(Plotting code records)
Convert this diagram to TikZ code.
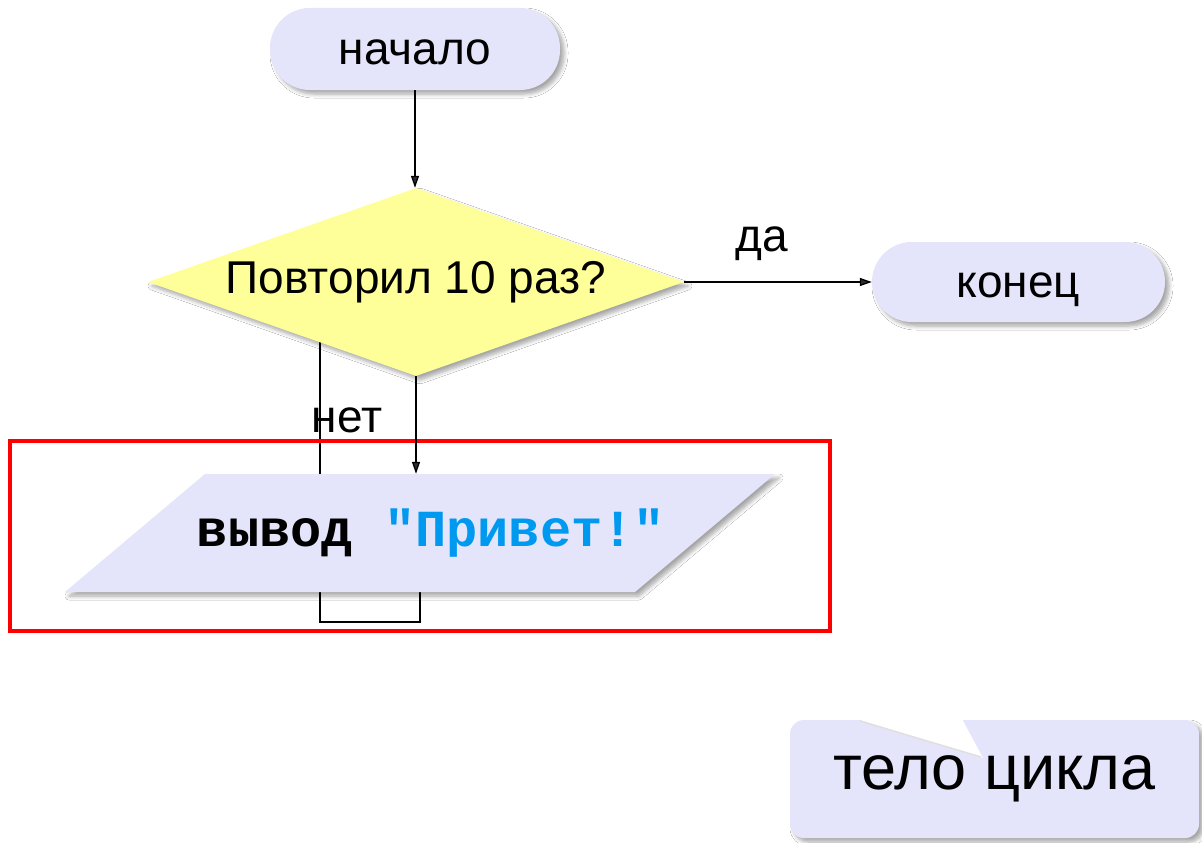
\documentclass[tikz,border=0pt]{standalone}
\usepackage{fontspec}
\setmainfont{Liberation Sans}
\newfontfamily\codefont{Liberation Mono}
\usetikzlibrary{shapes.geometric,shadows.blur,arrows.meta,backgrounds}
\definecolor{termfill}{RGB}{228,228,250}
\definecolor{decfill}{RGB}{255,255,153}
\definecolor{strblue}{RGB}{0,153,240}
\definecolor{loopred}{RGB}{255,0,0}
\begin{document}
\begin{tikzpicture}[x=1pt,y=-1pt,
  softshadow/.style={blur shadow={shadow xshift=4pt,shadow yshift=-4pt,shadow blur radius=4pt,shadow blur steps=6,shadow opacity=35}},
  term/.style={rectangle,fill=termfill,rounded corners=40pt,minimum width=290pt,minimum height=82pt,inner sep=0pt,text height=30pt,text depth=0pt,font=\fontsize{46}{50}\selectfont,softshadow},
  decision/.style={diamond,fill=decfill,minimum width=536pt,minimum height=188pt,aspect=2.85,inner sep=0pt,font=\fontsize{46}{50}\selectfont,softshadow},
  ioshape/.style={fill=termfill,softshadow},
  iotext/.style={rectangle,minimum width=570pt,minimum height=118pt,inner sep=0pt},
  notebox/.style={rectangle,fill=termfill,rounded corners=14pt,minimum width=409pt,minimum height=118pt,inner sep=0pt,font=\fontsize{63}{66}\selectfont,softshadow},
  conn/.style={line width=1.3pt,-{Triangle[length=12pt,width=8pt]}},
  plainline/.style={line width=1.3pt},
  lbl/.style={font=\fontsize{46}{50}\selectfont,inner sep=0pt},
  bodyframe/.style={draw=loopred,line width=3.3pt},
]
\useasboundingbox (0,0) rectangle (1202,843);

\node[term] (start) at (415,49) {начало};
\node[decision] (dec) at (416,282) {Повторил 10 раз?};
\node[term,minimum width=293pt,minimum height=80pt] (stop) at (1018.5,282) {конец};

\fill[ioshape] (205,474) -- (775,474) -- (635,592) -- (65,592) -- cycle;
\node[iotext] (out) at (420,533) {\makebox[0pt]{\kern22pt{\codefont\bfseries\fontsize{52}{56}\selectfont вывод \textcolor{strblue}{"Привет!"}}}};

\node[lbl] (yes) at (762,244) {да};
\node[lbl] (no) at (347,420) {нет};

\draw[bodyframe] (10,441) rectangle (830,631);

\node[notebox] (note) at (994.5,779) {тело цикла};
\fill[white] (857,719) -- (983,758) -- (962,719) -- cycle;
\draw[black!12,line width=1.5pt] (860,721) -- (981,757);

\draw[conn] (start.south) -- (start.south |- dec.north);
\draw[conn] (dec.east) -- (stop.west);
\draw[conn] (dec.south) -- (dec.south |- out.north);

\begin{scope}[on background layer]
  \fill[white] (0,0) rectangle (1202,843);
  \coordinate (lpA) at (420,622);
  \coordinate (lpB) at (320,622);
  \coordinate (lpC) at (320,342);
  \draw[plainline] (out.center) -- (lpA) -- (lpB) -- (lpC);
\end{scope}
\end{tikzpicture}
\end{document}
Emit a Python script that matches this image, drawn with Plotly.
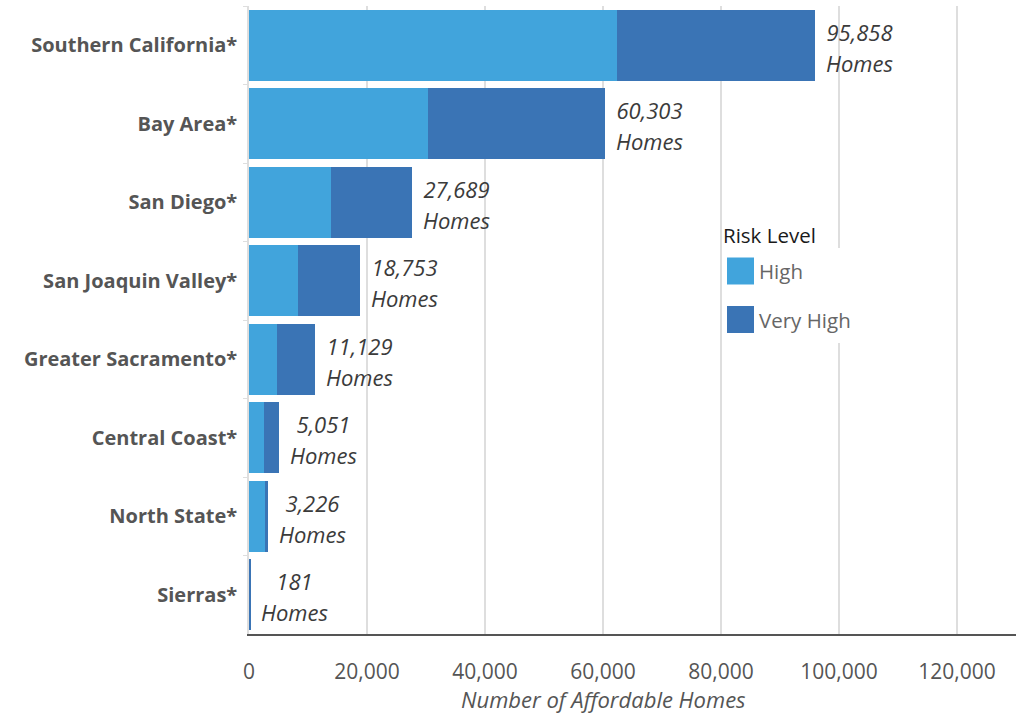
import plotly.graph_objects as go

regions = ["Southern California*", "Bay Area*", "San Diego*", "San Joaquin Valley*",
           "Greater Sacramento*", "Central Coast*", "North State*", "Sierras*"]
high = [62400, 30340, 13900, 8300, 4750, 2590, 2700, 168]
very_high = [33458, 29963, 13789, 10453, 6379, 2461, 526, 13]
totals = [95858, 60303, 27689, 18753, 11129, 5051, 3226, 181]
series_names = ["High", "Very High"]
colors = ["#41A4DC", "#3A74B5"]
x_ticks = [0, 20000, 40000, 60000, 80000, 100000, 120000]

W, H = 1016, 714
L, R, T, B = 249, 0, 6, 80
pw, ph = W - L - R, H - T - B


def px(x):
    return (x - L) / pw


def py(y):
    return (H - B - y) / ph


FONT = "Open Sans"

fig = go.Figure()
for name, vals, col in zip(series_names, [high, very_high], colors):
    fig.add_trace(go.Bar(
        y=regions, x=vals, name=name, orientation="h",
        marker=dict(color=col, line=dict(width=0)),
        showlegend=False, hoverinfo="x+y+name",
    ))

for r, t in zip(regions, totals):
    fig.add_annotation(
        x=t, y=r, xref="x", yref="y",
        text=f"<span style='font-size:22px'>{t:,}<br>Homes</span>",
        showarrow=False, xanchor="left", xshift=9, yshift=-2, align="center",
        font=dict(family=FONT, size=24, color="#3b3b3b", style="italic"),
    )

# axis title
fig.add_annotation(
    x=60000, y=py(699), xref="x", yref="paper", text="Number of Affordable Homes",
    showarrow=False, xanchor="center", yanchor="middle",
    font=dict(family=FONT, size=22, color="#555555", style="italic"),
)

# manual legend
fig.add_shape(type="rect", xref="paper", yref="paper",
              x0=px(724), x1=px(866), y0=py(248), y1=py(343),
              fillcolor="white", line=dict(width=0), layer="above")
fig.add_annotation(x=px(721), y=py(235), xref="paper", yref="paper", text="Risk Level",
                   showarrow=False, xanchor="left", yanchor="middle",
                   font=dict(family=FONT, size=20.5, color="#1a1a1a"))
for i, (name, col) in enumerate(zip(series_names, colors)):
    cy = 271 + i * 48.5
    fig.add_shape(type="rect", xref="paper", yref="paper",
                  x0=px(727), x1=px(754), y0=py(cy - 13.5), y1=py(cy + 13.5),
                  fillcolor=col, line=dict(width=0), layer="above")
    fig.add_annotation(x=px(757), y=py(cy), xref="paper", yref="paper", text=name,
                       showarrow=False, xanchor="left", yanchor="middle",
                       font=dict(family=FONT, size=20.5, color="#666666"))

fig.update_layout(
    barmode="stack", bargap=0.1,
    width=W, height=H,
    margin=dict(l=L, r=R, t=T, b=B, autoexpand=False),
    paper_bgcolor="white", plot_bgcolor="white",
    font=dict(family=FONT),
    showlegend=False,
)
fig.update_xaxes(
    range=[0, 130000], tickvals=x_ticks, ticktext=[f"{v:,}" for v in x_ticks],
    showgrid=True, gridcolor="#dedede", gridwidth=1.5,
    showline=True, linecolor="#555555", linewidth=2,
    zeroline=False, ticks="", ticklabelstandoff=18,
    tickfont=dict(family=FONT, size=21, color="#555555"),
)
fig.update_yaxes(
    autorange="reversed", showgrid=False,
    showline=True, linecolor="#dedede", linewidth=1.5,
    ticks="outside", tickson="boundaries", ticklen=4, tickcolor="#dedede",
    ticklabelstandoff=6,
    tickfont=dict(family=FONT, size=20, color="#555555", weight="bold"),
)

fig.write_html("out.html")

**PROBLEM STATEMENT:** Print every entry exactly as written, without the pictures.

**WRITTEN RESPONSE:**
Convert this diagram to TikZ code.
\documentclass[tikz,border=0pt]{standalone}
\usepackage{fontspec}
\setmainfont{Liberation Sans}
\newfontfamily\codefont{Liberation Mono}
\usetikzlibrary{shapes.geometric,shadows.blur,arrows.meta,backgrounds}
\definecolor{termfill}{RGB}{228,228,250}
\definecolor{decfill}{RGB}{255,255,153}
\definecolor{strblue}{RGB}{0,153,240}
\definecolor{loopred}{RGB}{255,0,0}
\begin{document}
\begin{tikzpicture}[x=1pt,y=-1pt,
  softshadow/.style={blur shadow={shadow xshift=4pt,shadow yshift=-4pt,shadow blur radius=4pt,shadow blur steps=6,shadow opacity=35}},
  term/.style={rectangle,fill=termfill,rounded corners=40pt,minimum width=290pt,minimum height=82pt,inner sep=0pt,text height=30pt,text depth=0pt,font=\fontsize{46}{50}\selectfont,softshadow},
  decision/.style={diamond,fill=decfill,minimum width=536pt,minimum height=188pt,aspect=2.85,inner sep=0pt,font=\fontsize{46}{50}\selectfont,softshadow},
  ioshape/.style={fill=termfill,softshadow},
  iotext/.style={rectangle,minimum width=570pt,minimum height=118pt,inner sep=0pt},
  notebox/.style={rectangle,fill=termfill,rounded corners=14pt,minimum width=409pt,minimum height=118pt,inner sep=0pt,font=\fontsize{63}{66}\selectfont,softshadow},
  conn/.style={line width=1.3pt,-{Triangle[length=12pt,width=8pt]}},
  plainline/.style={line width=1.3pt},
  lbl/.style={font=\fontsize{46}{50}\selectfont,inner sep=0pt},
  bodyframe/.style={draw=loopred,line width=3.3pt},
]
\useasboundingbox (0,0) rectangle (1202,843);

\node[term] (start) at (415,49) {начало};
\node[decision] (dec) at (416,282) {Повторил 10 раз?};
\node[term,minimum width=293pt,minimum height=80pt] (stop) at (1018.5,282) {конец};

\fill[ioshape] (205,474) -- (775,474) -- (635,592) -- (65,592) -- cycle;
\node[iotext] (out) at (420,533) {\makebox[0pt]{\kern22pt{\codefont\bfseries\fontsize{52}{56}\selectfont вывод \textcolor{strblue}{"Привет!"}}}};

\node[lbl] (yes) at (762,244) {да};
\node[lbl] (no) at (347,420) {нет};

\draw[bodyframe] (10,441) rectangle (830,631);

\node[notebox] (note) at (994.5,779) {тело цикла};
\fill[white] (857,719) -- (983,758) -- (962,719) -- cycle;
\draw[black!12,line width=1.5pt] (860,721) -- (981,757);

\draw[conn] (start.south) -- (start.south |- dec.north);
\draw[conn] (dec.east) -- (stop.west);
\draw[conn] (dec.south) -- (dec.south |- out.north);

\begin{scope}[on background layer]
  \fill[white] (0,0) rectangle (1202,843);
  \coordinate (lpA) at (420,622);
  \coordinate (lpB) at (320,622);
  \coordinate (lpC) at (320,342);
  \draw[plainline] (out.center) -- (lpA) -- (lpB) -- (lpC);
\end{scope}
\end{tikzpicture}
\end{document}
Emit a Python script that matches this image, drawn with Plotly.
import plotly.graph_objects as go

regions = ["Southern California*", "Bay Area*", "San Diego*", "San Joaquin Valley*",
           "Greater Sacramento*", "Central Coast*", "North State*", "Sierras*"]
high = [62400, 30340, 13900, 8300, 4750, 2590, 2700, 168]
very_high = [33458, 29963, 13789, 10453, 6379, 2461, 526, 13]
totals = [95858, 60303, 27689, 18753, 11129, 5051, 3226, 181]
series_names = ["High", "Very High"]
colors = ["#41A4DC", "#3A74B5"]
x_ticks = [0, 20000, 40000, 60000, 80000, 100000, 120000]

W, H = 1016, 714
L, R, T, B = 249, 0, 6, 80
pw, ph = W - L - R, H - T - B


def px(x):
    return (x - L) / pw


def py(y):
    return (H - B - y) / ph


FONT = "Open Sans"

fig = go.Figure()
for name, vals, col in zip(series_names, [high, very_high], colors):
    fig.add_trace(go.Bar(
        y=regions, x=vals, name=name, orientation="h",
        marker=dict(color=col, line=dict(width=0)),
        showlegend=False, hoverinfo="x+y+name",
    ))

for r, t in zip(regions, totals):
    fig.add_annotation(
        x=t, y=r, xref="x", yref="y",
        text=f"<span style='font-size:22px'>{t:,}<br>Homes</span>",
        showarrow=False, xanchor="left", xshift=9, yshift=-2, align="center",
        font=dict(family=FONT, size=24, color="#3b3b3b", style="italic"),
    )

# axis title
fig.add_annotation(
    x=60000, y=py(699), xref="x", yref="paper", text="Number of Affordable Homes",
    showarrow=False, xanchor="center", yanchor="middle",
    font=dict(family=FONT, size=22, color="#555555", style="italic"),
)

# manual legend
fig.add_shape(type="rect", xref="paper", yref="paper",
              x0=px(724), x1=px(866), y0=py(248), y1=py(343),
              fillcolor="white", line=dict(width=0), layer="above")
fig.add_annotation(x=px(721), y=py(235), xref="paper", yref="paper", text="Risk Level",
                   showarrow=False, xanchor="left", yanchor="middle",
                   font=dict(family=FONT, size=20.5, color="#1a1a1a"))
for i, (name, col) in enumerate(zip(series_names, colors)):
    cy = 271 + i * 48.5
    fig.add_shape(type="rect", xref="paper", yref="paper",
                  x0=px(727), x1=px(754), y0=py(cy - 13.5), y1=py(cy + 13.5),
                  fillcolor=col, line=dict(width=0), layer="above")
    fig.add_annotation(x=px(757), y=py(cy), xref="paper", yref="paper", text=name,
                       showarrow=False, xanchor="left", yanchor="middle",
                       font=dict(family=FONT, size=20.5, color="#666666"))

fig.update_layout(
    barmode="stack", bargap=0.1,
    width=W, height=H,
    margin=dict(l=L, r=R, t=T, b=B, autoexpand=False),
    paper_bgcolor="white", plot_bgcolor="white",
    font=dict(family=FONT),
    showlegend=False,
)
fig.update_xaxes(
    range=[0, 130000], tickvals=x_ticks, ticktext=[f"{v:,}" for v in x_ticks],
    showgrid=True, gridcolor="#dedede", gridwidth=1.5,
    showline=True, linecolor="#555555", linewidth=2,
    zeroline=False, ticks="", ticklabelstandoff=18,
    tickfont=dict(family=FONT, size=21, color="#555555"),
)
fig.update_yaxes(
    autorange="reversed", showgrid=False,
    showline=True, linecolor="#dedede", linewidth=1.5,
    ticks="outside", tickson="boundaries", ticklen=4, tickcolor="#dedede",
    ticklabelstandoff=6,
    tickfont=dict(family=FONT, size=20, color="#555555", weight="bold"),
)

fig.write_html("out.html")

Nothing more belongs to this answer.